What to produce: Below are the records; reproduce all of them exactly but without any images.

Provided records:
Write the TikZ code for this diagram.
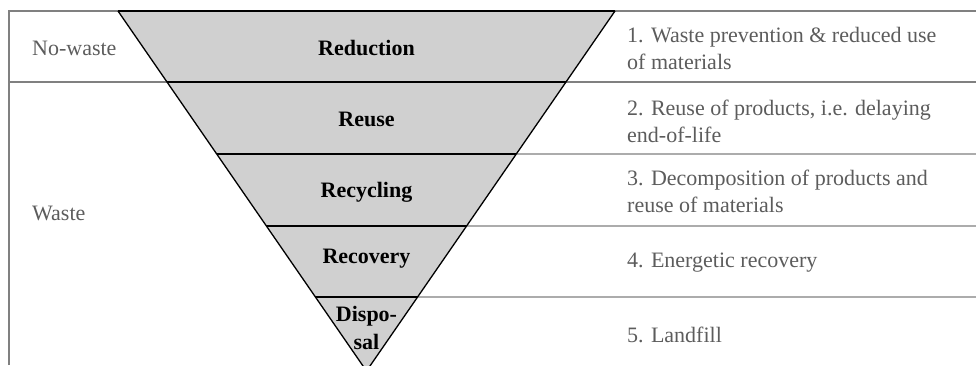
\documentclass[tikz,border=0pt]{standalone}
\usepackage{fontspec}
\setmainfont{Liberation Serif}
\usetikzlibrary{calc}
\definecolor{bandgray}{HTML}{D0D0D0}
\definecolor{rulegray}{HTML}{808080}
\definecolor{textgray}{HTML}{5C5C5C}
\tikzset{
    rule/.style={draw=rulegray, line width=1.3pt},
    band/.style={font=\fontsize{22}{28}\selectfont\bfseries, align=center},
    side/.style={text=textgray, anchor=west, align=left, inner sep=0pt},
}
\begin{document}
\begin{tikzpicture}[x=1pt, y=-1pt, font=\fontsize{22}{27}\selectfont]
\useasboundingbox (0,0) rectangle (976,365);
\clip (0,0) rectangle (976,365);
\coordinate (L) at (118,11);
\coordinate (R) at (615,11);
\coordinate (A) at (366.5,371);
% table
\draw[rule](9,365)--(9,11)--(976,11);
\draw[rule](9,82)--(976,82);
\foreach \t/\y in {0.3972/154, 0.5972/226, 0.7944/297}
{
    \draw[rule]($(R)!\t!(A)$)--(976,\y);
}
% pyramid
\fill[bandgray](L)--(R)--(A)--cycle;
\foreach \t in {0.1972, 0.3972, 0.5972, 0.7944}
{
    \draw[line width=1.3pt]($(L)!\t!(A)$)--($(R)!\t!(A)$);
}
\draw[line width=1.3pt](R)--(A)--(L);
\draw[line width=2pt](L)--(R);
\node[band](reduction) at (366.5,48){Reduction};
\node[band](reuse) at (366.5,119){Reuse};
\node[band](recycling) at (366.5,192){Recycling};
\node[band](recovery) at (366.5,259){Recovery};
\node[band](disposal) at (366.5,328){Dispo-\\sal};
\node[side](nowaste) at (32,48){No-waste};
\node[side](waste) at (32,213){Waste};
\node[side](prevention) at (627,48.5){1. Waste prevention \& reduced use\\of materials};
\node[side](reusetxt) at (627,121.5){2. Reuse of products, i.e. delaying\\end-of-life};
\node[side](decomp) at (627,191.5){3. Decomposition of products and\\reuse of materials};
\node[side](energy) at (627,263){4. Energetic recovery};
\node[side](landfill) at (627,335){5. Landfill};
\end{tikzpicture}
\end{document}
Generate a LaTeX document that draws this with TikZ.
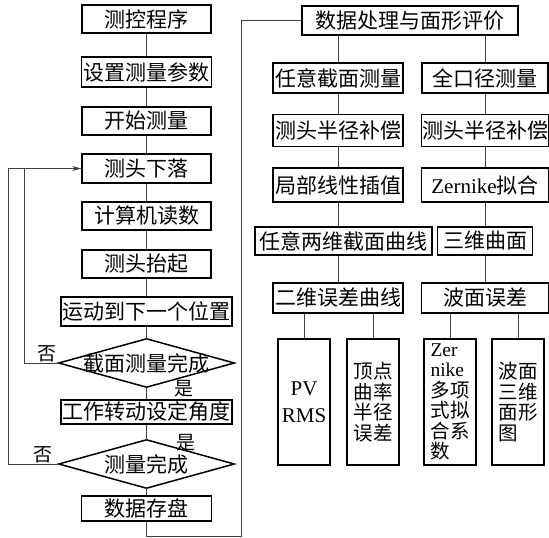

Task response:
Write the TikZ code for this diagram.
\documentclass[tikz,border=0pt]{standalone}
\usepackage{fontspec}
\setmainfont{Liberation Serif}
\usetikzlibrary{calc}
\definecolor{bandgray}{HTML}{D0D0D0}
\definecolor{rulegray}{HTML}{808080}
\definecolor{textgray}{HTML}{5C5C5C}
\tikzset{
    rule/.style={draw=rulegray, line width=1.3pt},
    band/.style={font=\fontsize{22}{28}\selectfont\bfseries, align=center},
    side/.style={text=textgray, anchor=west, align=left, inner sep=0pt},
}
\begin{document}
\begin{tikzpicture}[x=1pt, y=-1pt, font=\fontsize{22}{27}\selectfont]
\useasboundingbox (0,0) rectangle (976,365);
\clip (0,0) rectangle (976,365);
\coordinate (L) at (118,11);
\coordinate (R) at (615,11);
\coordinate (A) at (366.5,371);
% table
\draw[rule](9,365)--(9,11)--(976,11);
\draw[rule](9,82)--(976,82);
\foreach \t/\y in {0.3972/154, 0.5972/226, 0.7944/297}
{
    \draw[rule]($(R)!\t!(A)$)--(976,\y);
}
% pyramid
\fill[bandgray](L)--(R)--(A)--cycle;
\foreach \t in {0.1972, 0.3972, 0.5972, 0.7944}
{
    \draw[line width=1.3pt]($(L)!\t!(A)$)--($(R)!\t!(A)$);
}
\draw[line width=1.3pt](R)--(A)--(L);
\draw[line width=2pt](L)--(R);
\node[band](reduction) at (366.5,48){Reduction};
\node[band](reuse) at (366.5,119){Reuse};
\node[band](recycling) at (366.5,192){Recycling};
\node[band](recovery) at (366.5,259){Recovery};
\node[band](disposal) at (366.5,328){Dispo-\\sal};
\node[side](nowaste) at (32,48){No-waste};
\node[side](waste) at (32,213){Waste};
\node[side](prevention) at (627,48.5){1. Waste prevention \& reduced use\\of materials};
\node[side](reusetxt) at (627,121.5){2. Reuse of products, i.e. delaying\\end-of-life};
\node[side](decomp) at (627,191.5){3. Decomposition of products and\\reuse of materials};
\node[side](energy) at (627,263){4. Energetic recovery};
\node[side](landfill) at (627,335){5. Landfill};
\end{tikzpicture}
\end{document}
Generate a LaTeX document that draws this with TikZ.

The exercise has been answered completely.